I will not due to the time, and I know that the hon. Gentleman’s private Member’s Bill is coming up on
I do not have enough time to talk fully about the Rohingya. If we use too blunt an instrument in our diplomacy, we risk the country closing off. Ethnic conflict is already intensifying in northern Shan state and Kachin state, where the situation is actually backed by the popular support of the Burmese people, who already do not believe what the western media is telling them about the ongoing atrocities.
I cannot do justice to the speech of my right hon. Friend the Minister for the Middle East, who responded to the recent debate on the petition on the slave trade in Libya. He is making proactive moves to consider the petitioners’ demands and to speak to as many people as possible to address the causes, which include the migrant path from sub-Saharan Africa.

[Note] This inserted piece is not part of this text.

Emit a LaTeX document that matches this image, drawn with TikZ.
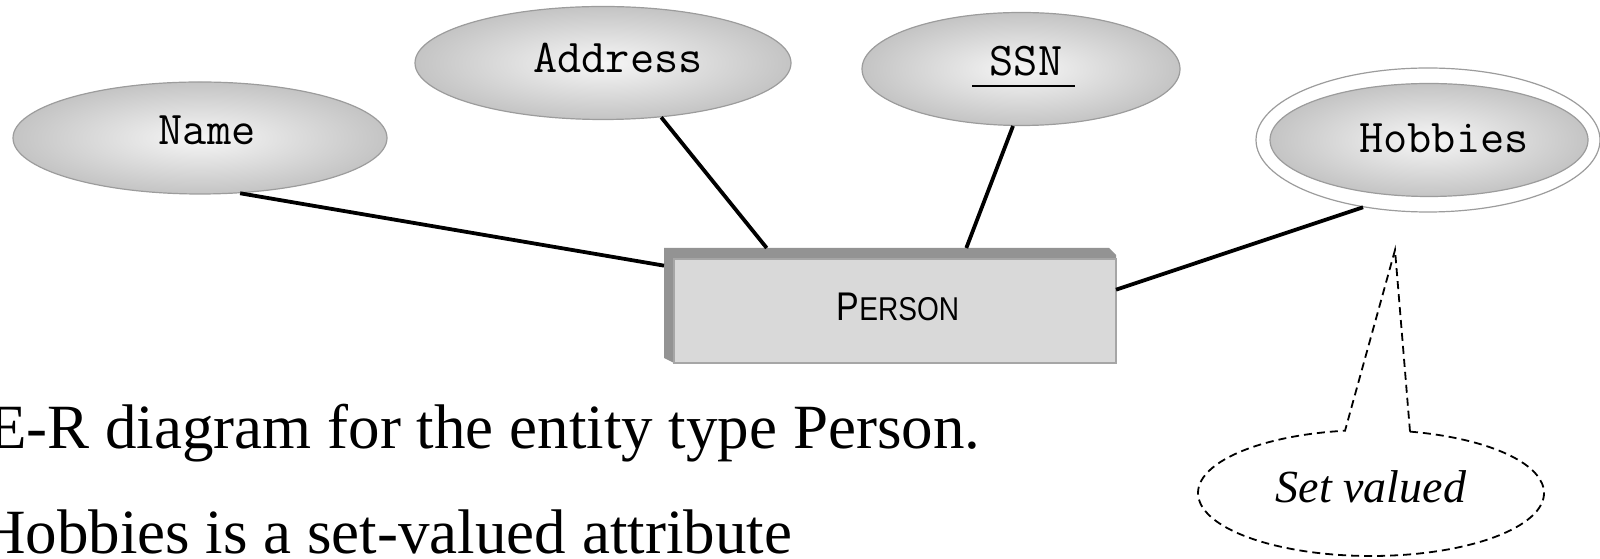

The conflict, security and stability fund, which has been allocated more than £1 billion for this year, aims to stabilise areas, but only by sorting out conflict, such as ending the war in Syria and appealing to the Burmese Government to ensure that the commander-in-chief ends the situation for the Rohingya, can we start to tackle some of the ongoing situations in Nigeria and other countries and prevent people from feeling the need to leave. It is through soft power, trade where appropriate, quiet and calm diplomacy in the UN and the Council of Europe, where the UK delegation is working this week, and all manner of other ways of mobilising the international community that we will start to succeed.